Few-electron signals and their implications in liquid xenon time projection chambers

The energy threshold of liquid xenon detectors is driven by the requirements of observing a scintillation signal as well as a large ionization signal. Observing both allows powerful background rejection, but limits the sensitivity below O(10 GeV/c²). Removing the requirement of having a scintillation signal, the threshold for light dark matter can be pushed lower. One limitation to the light dark matter search in XENON1T was single- and few-electron backgrounds that were not well understood. A dedicated analysis was performed to understand these backgrounds and event selections were developed to mitigate them.  This thesis presents details of the characterization and results from a search for light dark matter using only the single- and few-electron ionization signals in the XENON1T detector.
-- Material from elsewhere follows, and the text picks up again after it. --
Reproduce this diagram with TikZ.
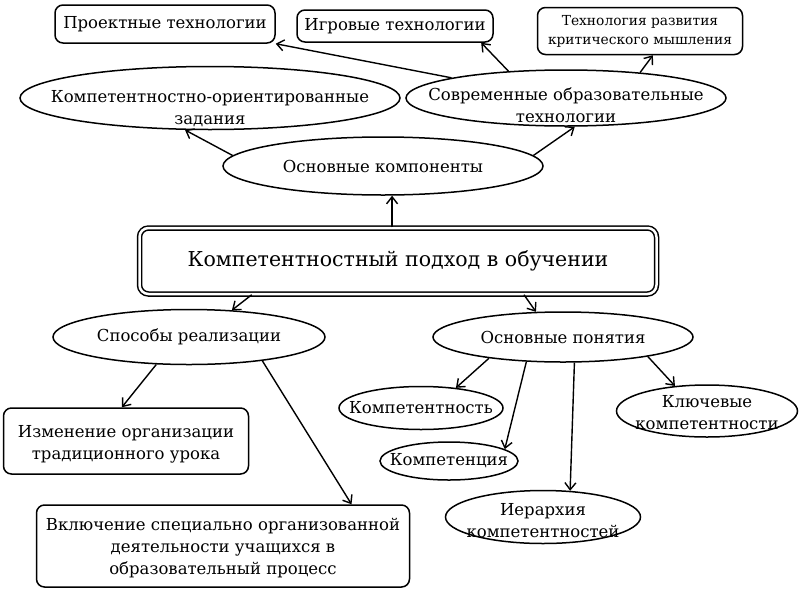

These liquid xenon detectors are leading in sensitivity to search for rare events. With various detector upgrades, XENONnT has improved sensitivity to low-energy interactions with signals as low as a single detected electron. This allows XENONnT to be able to detect neutrinos of all flavors from potential Galactic supernovae via coherent elastic neutrino-nucleus scattering (CEvNS). This thesis presents an overview of the capability of XENONnT to detect supernova neutrinos via CEvNS. This allows XENONnT to be the first direct detection dark matter experiment to directly participate in the SuperNova Early Warning System.